## AIM
Identify and pull out each line of the entries in which "chart" occurs.

## RECORDS SUPPLIED

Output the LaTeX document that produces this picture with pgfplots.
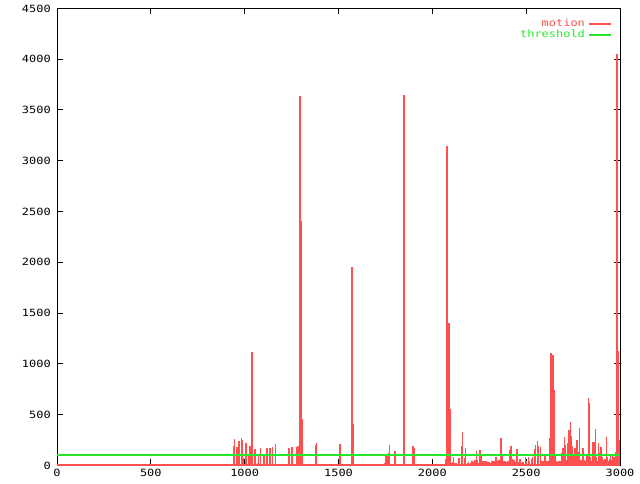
\documentclass[border=0pt]{standalone}
\usepackage{pgfplots}
\pgfplotsset{compat=1.18}
\usepackage{fontspec}
\newfontfamily\gp[FakeStretch=1.2]{DejaVu Sans Mono}
\definecolor{motionred}{RGB}{255,80,80}
\definecolor{threshgreen}{RGB}{40,230,40}

\begin{document}
\begin{tikzpicture}[x=1bp,y=1bp]
\path (0,0) rectangle (460.8,345.6);
\begin{axis}[
  at={(41.04bp,12.96bp)}, anchor=south west,
  scale only axis,
  width=405.36bp, height=329.04bp,
  xmin=0, xmax=3000, ymin=0, ymax=4500,
  xtick={0,500,...,3000},
  ytick={0,500,...,4500},
  tick align=inside,
  major tick length=4.3bp,
  tick style={black, line width=0.72bp},
  axis line style={black, line width=0.72bp},
  ticklabel style={font=\gp\fontsize{7.2}{8}\selectfont},
  /pgf/number format/assume math mode=true,
  /pgf/number format/1000 sep={},
  xticklabel style={yshift=0.5bp},
  yticklabel style={xshift=-1bp},
  legend style={draw=none, fill=none, at={(0.986,0.984)}, anchor=north east,
    font=\gp\fontsize{7.2}{8}\selectfont, row sep=-3bp,
    inner sep=0pt},
  legend cell align=right,
  legend plot pos=right,
  legend image code/.code={\draw[#1, line width=1.4bp, mark=none] (0bp,0bp) -- (16bp,0bp);},
]
\addplot[ycomb, motionred, line width=0.8bp, line cap=butt, mark=none] coordinates {
(943,190)(948,256)(959,177)(965,217)(970,236)(981,266)(986,249)(991,69)
(1007,217)(1012,167)(1023,108)(1028,187)(1034,187)(1039,1113)(1044,118)
(1050,158)(1055,158)(1060,118)(1066,20)(1076,112)(1082,167)(1103,108)
(1119,167)(1135,167)(1146,177)(1162,207)(1236,167)(1252,177)(1279,177)
(1284,190)(1290,2502)(1295,3638)(1300,2404)(1306,453)(1380,197)(1385,217)
(1508,207)(1572,1950)(1577,404)(1748,20)(1753,108)(1758,59)(1764,108)
(1769,118)(1774,197)(1801,138)(1844,295)(1849,3650)(1892,108)(1897,187)
(1902,167)
(2073,59)(2078,3145)(2083,945)(2089,1399)(2094,552)(2099,92)(2105,20)
(2110,32)(2115,79)(2121,20)(2126,20)(2131,25)(2137,20)(2142,69)(2147,69)
(2153,89)(2158,190)(2163,325)(2169,69)(2174,20)(2179,167)(2185,25)(2190,25)
(2195,30)(2201,20)(2206,25)(2211,40)(2217,30)(2222,25)(2227,49)(2233,138)
(2238,52)(2243,20)(2249,20)(2254,151)(2259,89)(2265,40)(2270,30)(2275,40)
(2281,25)(2286,40)(2291,30)(2297,25)(2302,35)(2307,25)(2313,40)(2318,40)
(2323,40)(2329,40)(2334,40)(2339,79)(2345,40)(2350,40)(2355,50)(2361,207)
(2366,266)(2371,92)(2377,30)(2382,40)(2387,40)(2393,25)(2398,30)(2403,40)
(2409,95)(2414,151)(2419,187)(2425,59)(2430,30)(2435,52)(2441,25)(2446,30)
(2451,158)(2456,35)(2462,30)(2467,59)(2472,30)(2478,25)(2483,30)(2488,30)
(2494,79)(2499,40)(2504,40)(2510,79)(2515,40)
(2520,39)(2526,39)(2531,59)(2536,79)(2542,30)(2547,158)(2552,200)(2558,243)
(2563,190)(2568,89)(2574,177)(2579,30)(2584,39)(2590,39)(2595,39)(2600,112)
(2606,39)(2611,30)(2616,39)(2622,49)(2627,266)(2632,1103)(2638,299)(2643,1090)
(2648,742)(2654,89)(2659,39)(2664,30)(2670,39)(2675,30)(2680,39)(2686,30)
(2691,118)(2696,167)(2702,276)(2707,200)(2712,49)(2718,66)(2723,217)(2728,348)
(2734,427)(2739,289)(2744,190)(2750,59)(2755,112)(2760,167)(2766,85)(2771,249)
(2776,135)(2782,364)(2787,49)(2792,49)(2798,49)(2803,167)(2808,49)(2814,39)
(2819,39)(2824,92)(2830,660)(2835,611)(2840,85)(2846,39)(2851,39)(2856,233)
(2862,233)(2867,355)(2872,85)(2878,45)(2883,217)(2888,118)(2894,184)(2899,184)
(2904,79)(2910,49)(2915,39)(2920,59)(2926,283)(2931,85)(2936,39)(2942,66)
(2947,112)(2952,49)(2958,102)(2963,59)(2968,79)(2974,135)(2979,39)(2984,4050)
(2990,1123)(2995,249)
};
\addlegendentry{\textcolor{motionred}{motion}}
\addplot[motionred, line width=1.4bp, forget plot] coordinates {(0,0)(3000,0)};
\addplot[draw=threshgreen, line width=1.1bp, mark=none] coordinates {(0,100) (1500,100) (3000,100)};
\addlegendentry{\textcolor{threshgreen}{threshold}}
\end{axis}
\end{tikzpicture}
\end{document}
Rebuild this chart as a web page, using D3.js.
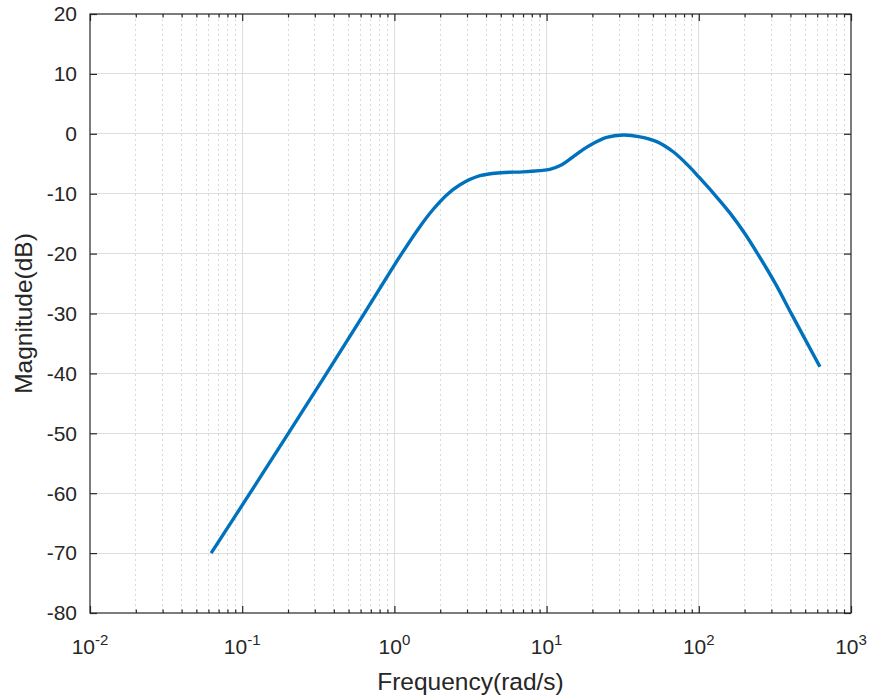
<!DOCTYPE html>
<html>
<head>
<meta charset="utf-8">
<script src="https://cdn.jsdelivr.net/npm/d3@7"></script>
<style>
  html, body { margin: 0; padding: 0; background: #ffffff; }
  svg { display: block; }
  text { font-family: "Liberation Sans", Arial, Helvetica, sans-serif; fill: #262626; }
</style>
</head>
<body>
<svg id="chart" width="872" height="700"></svg>
<script>
// Frequency response magnitude (Bode magnitude plot)
const frequency = [0.0625, 0.1125, 0.201, 0.34, 0.63, 1.117, 1.47, 1.8, 2.206, 2.7, 3.65, 5.0, 7.0, 9.0,
  10.5, 12.2, 13.6, 15.0, 17.0, 19.3, 24.8, 31.9, 41.1, 52.9, 67.9, 87.5, 100, 124.5, 160, 200, 246, 320, 407, 625];
const magnitudeDb = [-70, -60, -50, -40.9, -30.1, -20.0, -15.5, -12.6, -10.2, -8.5, -7.0, -6.5, -6.35, -6.15,
  -5.95, -5.35, -4.6, -3.8, -2.8, -1.9, -0.6, -0.2, -0.5, -1.3, -3.0, -5.6, -7.2, -9.9, -13.2, -16.6, -20.2, -25.1, -30.1, -38.9];

const xTickValues = [1e-2, 1e-1, 1e0, 1e1, 1e2, 1e3];
const xTickExponents = ["-2", "-1", "0", "1", "2", "3"];
const yTickValues = [-80, -70, -60, -50, -40, -30, -20, -10, 0, 10, 20];

const xLabel = "Frequency(rad/s)";
const yLabel = "Magnitude(dB)";

const margin = { left: 90, right: 21, top: 14, bottom: 87 };
const W = 872, H = 700;
const x0 = margin.left, x1 = W - margin.right;
const y0 = margin.top, y1 = H - margin.bottom;

const svg = d3.select("#chart");

const x = d3.scaleLog().domain([1e-2, 1e3]).range([x0, x1]);
const y = d3.scaleLinear().domain([-80, 20]).range([y1, y0]);

// minor ticks: 2..9 within each decade
const minorTicks = [];
for (let e = -2; e < 3; e++) {
  for (let m = 2; m <= 9; m++) minorTicks.push(m * Math.pow(10, e));
}

const axisColor = "#262626";

// Minor grid (dotted)
svg.append("g").selectAll("line").data(minorTicks).join("line")
  .attr("x1", d => x(d)).attr("x2", d => x(d))
  .attr("y1", y0).attr("y2", y1)
  .attr("stroke", "#d9d9d9").attr("stroke-width", 1)
  .attr("stroke-dasharray", "2,3")
  .attr("shape-rendering", "crispEdges");

// Major grid (solid)
svg.append("g").selectAll("line").data(xTickValues.slice(1, -1)).join("line")
  .attr("x1", d => x(d)).attr("x2", d => x(d))
  .attr("y1", y0).attr("y2", y1)
  .attr("stroke", "#dedede").attr("stroke-width", 1)
  .attr("shape-rendering", "crispEdges");
svg.append("g").selectAll("line").data(yTickValues.slice(1, -1)).join("line")
  .attr("x1", x0).attr("x2", x1)
  .attr("y1", d => y(d)).attr("y2", d => y(d))
  .attr("stroke", "#dedede").attr("stroke-width", 1)
  .attr("shape-rendering", "crispEdges");

// Axes with inward ticks on all four sides
const majorLen = 7, minorLen = 3.5;
const bottomAxis = d3.axisBottom(x).tickValues(xTickValues).tickSize(-majorLen).tickFormat("");
const topAxis = d3.axisTop(x).tickValues(xTickValues).tickSize(-majorLen).tickFormat("");
const bottomMinor = d3.axisBottom(x).tickValues(minorTicks).tickSize(-minorLen).tickFormat("");
const topMinor = d3.axisTop(x).tickValues(minorTicks).tickSize(-minorLen).tickFormat("");
const leftAxis = d3.axisLeft(y).tickValues(yTickValues).tickSize(-majorLen).tickFormat("");
const rightAxis = d3.axisRight(y).tickValues(yTickValues).tickSize(-majorLen).tickFormat("");

function styleAxis(g) {
  g.selectAll("path").attr("stroke", axisColor).attr("stroke-width", 1.2);
  g.selectAll("line").attr("stroke", axisColor).attr("stroke-width", 1.2);
}
svg.append("g").attr("transform", `translate(0,${y1})`).call(bottomMinor).call(styleAxis);
svg.append("g").attr("transform", `translate(0,${y0})`).call(topMinor).call(styleAxis);
svg.append("g").attr("transform", `translate(0,${y1})`).call(bottomAxis).call(styleAxis);
svg.append("g").attr("transform", `translate(0,${y0})`).call(topAxis).call(styleAxis);
svg.append("g").attr("transform", `translate(${x0},0)`).call(leftAxis).call(styleAxis);
svg.append("g").attr("transform", `translate(${x1},0)`).call(rightAxis).call(styleAxis);
svg.selectAll(".domain").attr("d", null);
svg.append("rect")
  .attr("x", x0).attr("y", y0).attr("width", x1 - x0).attr("height", y1 - y0)
  .attr("fill", "none").attr("stroke", axisColor).attr("stroke-width", 1.2);

// Y tick labels
svg.append("g").selectAll("text").data(yTickValues).join("text")
  .attr("x", x0 - 13).attr("y", d => y(d))
  .attr("dy", "0.35em")
  .attr("text-anchor", "end")
  .attr("font-size", 21)
  .text(d => d);

// X tick labels as powers of ten
const xl = svg.append("g").selectAll("text").data(xTickValues).join("text")
  .attr("x", d => x(d)).attr("y", y1 + 41)
  .attr("text-anchor", "middle")
  .attr("font-size", 21);
xl.append("tspan").text("10");
xl.append("tspan").attr("dy", -9).attr("font-size", 15).text((d, i) => xTickExponents[i]);

// Axis titles
svg.append("text")
  .attr("x", (x0 + x1) / 2).attr("y", 690)
  .attr("text-anchor", "middle")
  .attr("font-size", 24.5)
  .text(xLabel);
svg.append("text")
  .attr("transform", `translate(32,${(y0 + y1) / 2}) rotate(-90)`)
  .attr("text-anchor", "middle")
  .attr("font-size", 24.5)
  .text(yLabel);

// Magnitude curve
const points = frequency.map((f, i) => [f, magnitudeDb[i]]);
const line = d3.line()
  .x(d => x(d[0]))
  .y(d => y(d[1]))
  .curve(d3.curveCatmullRom.alpha(0.5));
svg.append("path")
  .datum(points)
  .attr("d", line)
  .attr("fill", "none")
  .attr("stroke", "#0072BD")
  .attr("stroke-width", 3.4)
  .attr("stroke-linejoin", "round");
</script>
</body>
</html>
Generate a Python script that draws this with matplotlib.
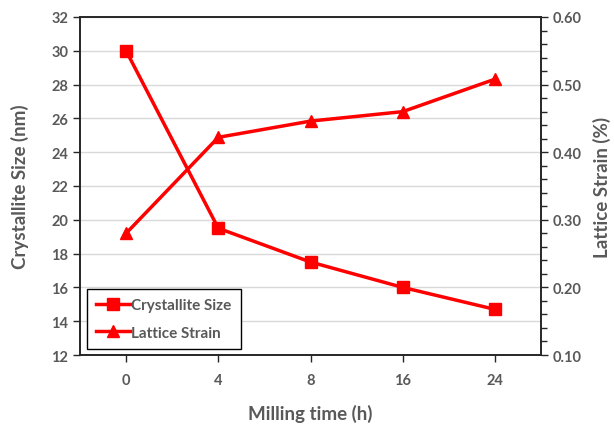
import matplotlib.pyplot as plt
from matplotlib.ticker import MultipleLocator

plt.rcParams['font.family'] = ['Lato', 'DejaVu Sans']

# data
milling_time = ['0', '4', '8', '16', '24']
crystallite_size = [30.0, 19.5, 17.5, 16.0, 14.7]
lattice_strain = [0.28, 0.422, 0.446, 0.46, 0.508]

grey = '#595959'
red = '#ff0000'

fig = plt.figure(figsize=(6.14, 4.27), dpi=100)
ax = fig.add_axes([80 / 614, 1 - 356 / 427, 461 / 614, 338 / 427])
ax2 = ax.twinx()

x = range(len(milling_time))
l1, = ax.plot(x, crystallite_size, color=red, lw=2.5, marker='s', ms=8,
              label='Crystallite Size')
l2, = ax2.plot(x, lattice_strain, color=red, lw=2.5, marker='^', ms=9,
               label='Lattice Strain')

ax.set_xlim(-0.5, 4.5)
ax.set_ylim(12, 32)
ax.yaxis.set_major_locator(MultipleLocator(2))
ax.set_xticks(list(x))
ax.set_xticklabels(milling_time)
ax2.set_ylim(0.10, 0.60)
ax2.yaxis.set_major_locator(MultipleLocator(0.10))
ax2.yaxis.set_minor_locator(MultipleLocator(0.02))
ax2.yaxis.set_major_formatter(lambda v, p: f'{v:.2f}')

ax.grid(axis='y', color='#d9d9d9', lw=1)
ax.set_axisbelow(True)

for a in (ax, ax2):
    for s in a.spines.values():
        s.set_color('#262626')
        s.set_linewidth(1.2)
    a.tick_params(colors='#262626', labelcolor=grey, labelsize=10.5, width=1, length=5)
    for lab in a.get_xticklabels() + a.get_yticklabels():
        lab.set_fontweight('bold')
ax2.tick_params(which='minor', colors='#262626', length=4, width=1)
ax.tick_params(axis='x', pad=8)

ax.set_xlabel('Milling time (h)', fontsize=13.5, fontweight='bold', color=grey, labelpad=12)
ax.set_ylabel('Crystallite Size (nm)', fontsize=13.5, fontweight='bold', color=grey, labelpad=16)
ax2.set_ylabel('Lattice Strain (%)', fontsize=13.5, fontweight='bold', color=grey,
               rotation=90, labelpad=8)

leg = ax.legend(handles=[l1, l2], loc='lower left', bbox_to_anchor=(0.015, 0.018),
                borderaxespad=0, fancybox=False, edgecolor='black', framealpha=1,
                fontsize=11, handlelength=2.2, handletextpad=0.1, borderpad=0.6,
                labelspacing=0.9)
leg.get_frame().set_linewidth(1)
for t in leg.get_texts():
    t.set_color(grey)
    t.set_fontweight('bold')

fig.savefig('out.png', dpi=100)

## EXPECTED OUTPUT
Rebuild this chart as a web page, using D3.js.
<svg id="chart" width="872" height="700"></svg>
const svg = d3.select("#chart");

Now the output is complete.